I remember what it was like to feel slightly adrift and uncertain in my attempts to make sense of my life’s purpose. I can recall thinking that without any sort of objectivity, we were all left to fumble around for ourselves with no assurances we’d gotten it right, and I knew that didn’t sound like a very good way to live. People seemed to make peace with it, and yet I just couldn’t.

So call me crazy, but I’m actually grateful for the truthful clarity and astounding beauty I discovered in the timeless teachings of the Catholic Church. No, I did not immediately “buy” everything I heard. Yes, I found some of it to be offensive to my modern ears. Yes, I initially felt defensive. But I kept studying and I kept praying because I simply could not deny that the doctrines of the Catholic Church were in keeping with nature and rooted in history, and that the institution was peopled throughout the millennia with saints who were deeply, passionately in love with Jesus Christ.
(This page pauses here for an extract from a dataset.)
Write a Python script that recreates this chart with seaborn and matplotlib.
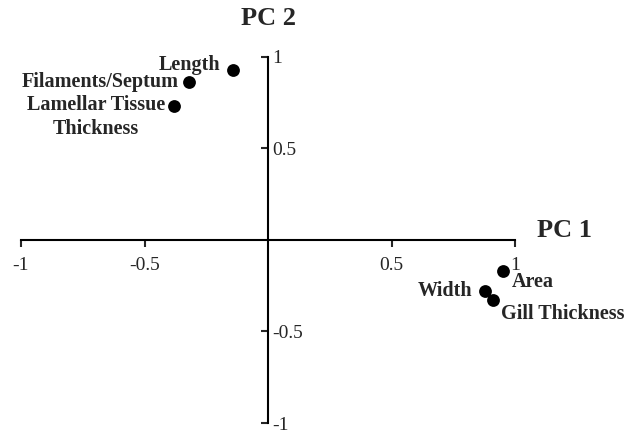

What I had ignorantly assumed was a set of empty rules and rituals turned out to be a profoundly beautiful, life-giving and holy faith, one that held the answers to life on Earth and eternal life — precisely because it is true.

Catholics must not be afraid of the truth, either to speak it out loud or to seek and live it wholeheartedly. Especially during these times. Much of the world may oppose our message, but I know there are those hungering for it, too, like I was all those years ago. We simply must bear witness to Christ. For me, called to the vocation of marriage, this means loving my husband well. Nurturing, nourishing and training my children. Keeping my home. Affecting the culture for good through the hidden and the unseen, attempting to emulate the Blessed Virgin Mary in her grace-filled humility. Giving my yes.

Our world is hungering for light and for hope. It is yearning for Christ. So let us speak and live the truth.